### TASK:
Only the lines from the start of the data through the line with "return 1 - py / H" belong in the copy. Restate them word for word, minus the pictures.

### DATA BLOCK:
_ _ _ _ _
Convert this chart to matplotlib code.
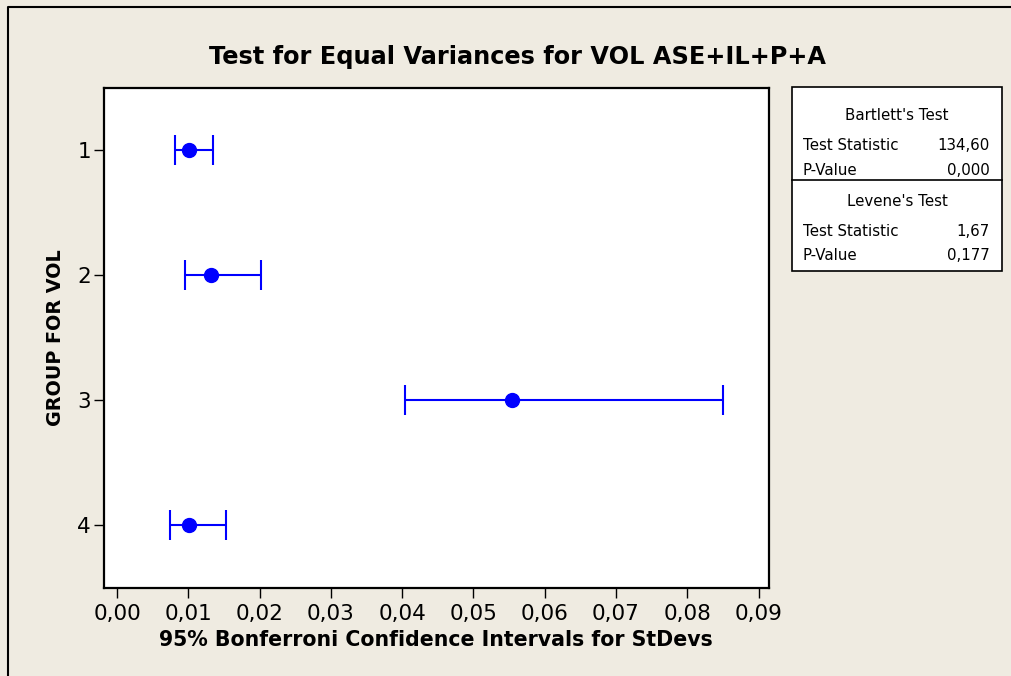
import matplotlib
matplotlib.use("Agg")
import matplotlib.pyplot as plt
from matplotlib.patches import Rectangle
from matplotlib.lines import Line2D

# data
groups = [1, 2, 3, 4]
sd_est = [0.01015, 0.0132, 0.0554, 0.01015]
ci_low = [0.0081, 0.0096, 0.04035, 0.0074]
ci_high = [0.01344, 0.0202, 0.0850, 0.0153]
xticks = [0.00, 0.01, 0.02, 0.03, 0.04, 0.05, 0.06, 0.07, 0.08, 0.09]
bartlett = [("Test Statistic", "134,60"), ("P-Value", "0,000")]
levene = [("Test Statistic", "1,67"), ("P-Value", "0,177")]

bg = "#efebe1"
blue = "#0000ff"

fig = plt.figure(figsize=(10.11, 6.76), dpi=100, facecolor=bg)
ax = fig.add_axes([0.1024, 0.1309, 0.6578, 0.7396])
ax.set_facecolor("white")

err_lo = [m - l for m, l in zip(sd_est, ci_low)]
err_hi = [h - m for m, h in zip(sd_est, ci_high)]
ax.errorbar(sd_est, groups, xerr=[err_lo, err_hi], fmt="o", color=blue,
            ms=10, lw=1.5, capsize=11, capthick=1.5, elinewidth=1.5)

ax.set_xlim(-0.0019, 0.0914)
ax.set_ylim(4.5, 0.5)
ax.set_xticks(xticks)
ax.set_xticklabels([("%.2f" % t).replace(".", ",") for t in xticks])
ax.set_yticks(groups)
ax.set_yticklabels([str(g) for g in groups])
ax.tick_params(axis="both", labelsize=15.5, direction="out", length=7, width=1)
ax.tick_params(axis="x", pad=5)
ax.tick_params(axis="y", pad=2)
for s in ax.spines.values():
    s.set_linewidth(1.6)

ax.set_xlabel("95% Bonferroni Confidence Intervals for StDevs", fontsize=14.8,
              fontweight="bold", labelpad=4)
ax.set_ylabel("GROUP FOR VOL", fontsize=13.8, fontweight="bold", labelpad=9)

fig.text(0.512, 0.915, "Test for Equal Variances for VOL ASE+IL+P+A",
         ha="center", va="center", fontsize=17.3, fontweight="bold")

# stats box on the right
W, H = 1011, 676
def fx(px):
    return px / W
def fy(py):
    return 1 - py / H

box = Rectangle((fx(792), fy(271)), fx(1002) - fx(792), fy(87) - fy(271),
                transform=fig.transFigure, facecolor="white",
                edgecolor="black", lw=1.2)
fig.patches.append(box)
fig.lines.append(Line2D([fx(792), fx(1002)], [fy(180), fy(180)],
                        transform=fig.transFigure, color="black", lw=1.2))

fs = 10.8
fig.text(fx(897), fy(115), "Bartlett's Test", ha="center", va="center", fontsize=fs)
for (lab, val), y in zip(bartlett, [146, 170]):
    fig.text(fx(803), fy(y), lab, ha="left", va="center", fontsize=fs)
    fig.text(fx(990), fy(y), val, ha="right", va="center", fontsize=fs)
fig.text(fx(897), fy(201), "Levene's Test", ha="center", va="center", fontsize=fs)
for (lab, val), y in zip(levene, [231, 256]):
    fig.text(fx(803), fy(y), lab, ha="left", va="center", fontsize=fs)
    fig.text(fx(990), fy(y), val, ha="right", va="center", fontsize=fs)

# outer frame (left and top edges visible)
fig.lines.append(Line2D([fx(8), fx(8), fx(1011)], [fy(676), fy(7), fy(7)],
                        transform=fig.transFigure, color="black", lw=1.5))

fig.savefig("out.png", dpi=100, facecolor=bg)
_ _ _ _ _
### TASK SOLUTION:
Convert this chart to matplotlib code.
import matplotlib
matplotlib.use("Agg")
import matplotlib.pyplot as plt
from matplotlib.patches import Rectangle
from matplotlib.lines import Line2D

# data
groups = [1, 2, 3, 4]
sd_est = [0.01015, 0.0132, 0.0554, 0.01015]
ci_low = [0.0081, 0.0096, 0.04035, 0.0074]
ci_high = [0.01344, 0.0202, 0.0850, 0.0153]
xticks = [0.00, 0.01, 0.02, 0.03, 0.04, 0.05, 0.06, 0.07, 0.08, 0.09]
bartlett = [("Test Statistic", "134,60"), ("P-Value", "0,000")]
levene = [("Test Statistic", "1,67"), ("P-Value", "0,177")]

bg = "#efebe1"
blue = "#0000ff"

fig = plt.figure(figsize=(10.11, 6.76), dpi=100, facecolor=bg)
ax = fig.add_axes([0.1024, 0.1309, 0.6578, 0.7396])
ax.set_facecolor("white")

err_lo = [m - l for m, l in zip(sd_est, ci_low)]
err_hi = [h - m for m, h in zip(sd_est, ci_high)]
ax.errorbar(sd_est, groups, xerr=[err_lo, err_hi], fmt="o", color=blue,
            ms=10, lw=1.5, capsize=11, capthick=1.5, elinewidth=1.5)

ax.set_xlim(-0.0019, 0.0914)
ax.set_ylim(4.5, 0.5)
ax.set_xticks(xticks)
ax.set_xticklabels([("%.2f" % t).replace(".", ",") for t in xticks])
ax.set_yticks(groups)
ax.set_yticklabels([str(g) for g in groups])
ax.tick_params(axis="both", labelsize=15.5, direction="out", length=7, width=1)
ax.tick_params(axis="x", pad=5)
ax.tick_params(axis="y", pad=2)
for s in ax.spines.values():
    s.set_linewidth(1.6)

ax.set_xlabel("95% Bonferroni Confidence Intervals for StDevs", fontsize=14.8,
              fontweight="bold", labelpad=4)
ax.set_ylabel("GROUP FOR VOL", fontsize=13.8, fontweight="bold", labelpad=9)

fig.text(0.512, 0.915, "Test for Equal Variances for VOL ASE+IL+P+A",
         ha="center", va="center", fontsize=17.3, fontweight="bold")

# stats box on the right
W, H = 1011, 676
def fx(px):
    return px / W
def fy(py):
    return 1 - py / H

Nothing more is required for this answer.